Andy: I must admit while I didn’t enjoy the actual rape narrative, I did like Nick getting his ass kicked Death Proof style.
Robyn: The silhouette of them winding up and kicking him is solidly implanted in my memory.
Obviously my feelings are my own, but I am just exhausted by these stories and the state of the world, quite frankly, and wish the show would have chosen a different direction. I understand they want to say “this is bad” but it is awful to watch, even for the revenge fantasy. Frankly, it is crappy having to talk about it.
We’re Not So Different, Except For the Part Where I’m a Sort of a Serial Killer
Chuck: Betty’s reward for her compliance is that The Hood will tell her who he is. She’s directed to some creepy abandoned shack, where she’s forced to put on The Hood and look in the mirror. Why? Because “We’re the same.” Fuckin’ jagoff.
Andy: Chuck, I am so sick of these “we’re not so different you and I yada yada” scenes aren’t you?
Chuck: At least I see the reasoning behind it, which made the episode so smart for me: Betty doesn’t do ANYTHING that The Black Hood tells her to do until her targets give her a reason. Alice started getting all self-righteous about the Southside, so Betty published her mugshot. Veronica regressed into her cokehead socialite ways, so Betty got too real with her (kept it 150, let’s say). The only thing that doesn’t work for me is her sending Archie to break up with Jughead, because I feel like we would’ve gotten the same scene with the two of them and having Archie in place just seems like a needless complication that makes Betty look shittier. Every break she’s made, everything The Hood forced her to do, are things she might have done herself if she wasn’t trying to be “the good girl.” Too bad having Betty put on his hood and telling her “WE’RE THE SAME” was such a dumbass way for BH to demonstrate this.
Andy: There’s an easy lay-up here where we can find out that BH is just emotionally manipulating Betty but that makes her kind of seem very naive for someone who loves Nancy Drew books, unless of course Betty is just playing along to see how far the rabbit hole goes. I’m not saying Betty isn’t affected by the affair but maybe, just maybe, she’s smart enough to play along and see if BH outs himself prematurely.
Robyn: This was another scene where they went right where I thought they would go, and was disappointed. I had hoped that something interesting would happen with this scene, but instead, Betty scares herself and runs away—which perhaps is referencing her previous humiliation of Chuck Clayton?
Just One Last Thing, Betty
Chuck: For bringing Archie into the game, The Hood is ready to kill Polly unless Betty gives him a name to take her place. As much as she stresses over it, well, the answer is pretty simple: Nick St. Clair.

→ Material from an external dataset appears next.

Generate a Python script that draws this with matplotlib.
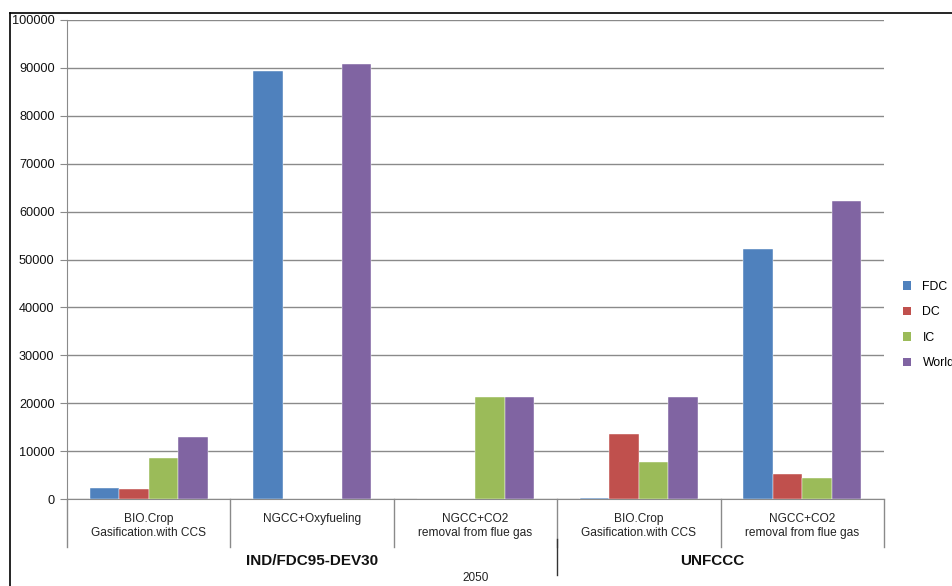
import matplotlib
matplotlib.use("Agg")
import matplotlib.pyplot as plt
from matplotlib.patches import Patch
from matplotlib.lines import Line2D
import numpy as np

plt.rcParams['font.family'] = ['Liberation Sans', 'DejaVu Sans']

categories = ["BIO.Crop\nGasification.with CCS", "NGCC+Oxyfueling",
              "NGCC+CO2\nremoval from flue gas",
              "BIO.Crop\nGasification.with CCS", "NGCC+CO2\nremoval from flue gas"]
groups = ["IND/FDC95-DEV30", "UNFCCC"]
group_sizes = [3, 2]
year_label = "2050"
series = ["FDC", "DC", "IC", "World"]
fdc = [2300, 89400, 0, 300, 52200]
dc = [2000, 0, 0, 13600, 5300]
ic = [8600, 0, 21300, 7700, 4300]
world = [13000, 90800, 21300, 21300, 62200]
colors = ["#4F81BD", "#C0504D", "#9BBB59", "#8064A2"]
yticks = list(range(0, 100001, 10000))

W, H = 952, 586
fig = plt.figure(figsize=(W / 100, H / 100), dpi=100)
ax = fig.add_axes([67 / W, (H - 499) / H, 817 / W, 479 / H])

x = np.arange(len(categories))
bw = 0.18
data = [fdc, dc, ic, world]
for i, (vals, c) in enumerate(zip(data, colors)):
    ax.bar(x + (i - 1.5) * bw, vals, width=bw, color=c, edgecolor="white",
           linewidth=0.3, zorder=3)

ax.set_xlim(-0.5, len(categories) - 0.5)
ax.set_ylim(0, 100000)
ax.set_yticks(yticks)
ax.set_yticklabels([str(v) for v in yticks], fontsize=9.2, color="#111111")
ax.yaxis.grid(True, color="#8a8a8a", linewidth=1.0, zorder=0)
ax.set_axisbelow(True)
for s in ["top", "right"]:
    ax.spines[s].set_visible(False)
ax.spines["left"].set_color("#8a8a8a")
ax.spines["bottom"].set_color("#8a8a8a")
ax.tick_params(axis="y", length=5, color="#8a8a8a", pad=4)
ax.set_xticks(x)
ax.set_xticklabels(categories, fontsize=8.6, color="#222222", linespacing=1.25)
ax.tick_params(axis="x", length=0, pad=10)

trans = ax.get_xaxis_transform()
ppy = 1 / 479.0
# inner separators
for b in np.arange(-0.5, len(categories), 1.0):
    ax.plot([b, b], [0, -48 * ppy], transform=trans, color="#8a8a8a",
            lw=1.0, clip_on=False)
# group separators
start = -0.5
bounds = [start]
for gsz in group_sizes:
    start += gsz
    bounds.append(start)
ax.plot([bounds[1], bounds[1]], [-40 * ppy, -76 * ppy], transform=trans,
        color="#333333", lw=1.0, clip_on=False)
for gi, g in enumerate(groups):
    cx = (bounds[gi] + bounds[gi + 1]) / 2
    if gi == 1:
        cx -= 0.05
    ax.text(cx, -62 * ppy, g, transform=trans, ha="center", va="center",
            fontsize=11, fontweight="bold", color="#111111")
ax.text((bounds[0] + bounds[-1]) / 2, -79 * ppy, year_label, transform=trans,
        ha="center", va="center", fontsize=8.5, color="#222222")

# chart area border
fig.add_artist(Line2D([10 / W, 1], [1 - 13 / H, 1 - 13 / H], color="black", lw=1.2))
fig.add_artist(Line2D([10 / W, 10 / W], [0, 1 - 13 / H], color="black", lw=1.2))

handles = [Patch(facecolor=c, edgecolor="none") for c in colors]
fig.legend(handles, series, loc="upper left",
           bbox_to_anchor=(898 / W, 1 - 276 / H), frameon=False,
           fontsize=8.8, handlelength=0.7, handleheight=0.7,
           handletextpad=0.9, labelspacing=1.1, borderaxespad=0)

fig.savefig("out.png", dpi=100)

Andy: On the surface this seems bad but I feel like Betty is…up to something we don’t know yet. Either that or Dark Betty is about to come back in a BIG way.
Robyn: I guess we are going to see Nick get killed and the reason we have him doing Bad Things is to justify that…Potentially if she knows the target, perhaps she could lay the trap for the Black Hood?
Chuck: We’ll see next week!
Your Stars of the Episode
Chuck: Betty was the spine of this episode and Lili Reinhardt really stepped up for it. Good for her.
Andy: Alice Cooper for serving up both looks and vicious barbs at everyone
Robyn: Fake tanner and double sided tape really were the stars of this episode.
Riverdale airs Wednesdays at 8/7 CT on The CW. New episodes are available on The CW’s website in the US, Netflix internationally.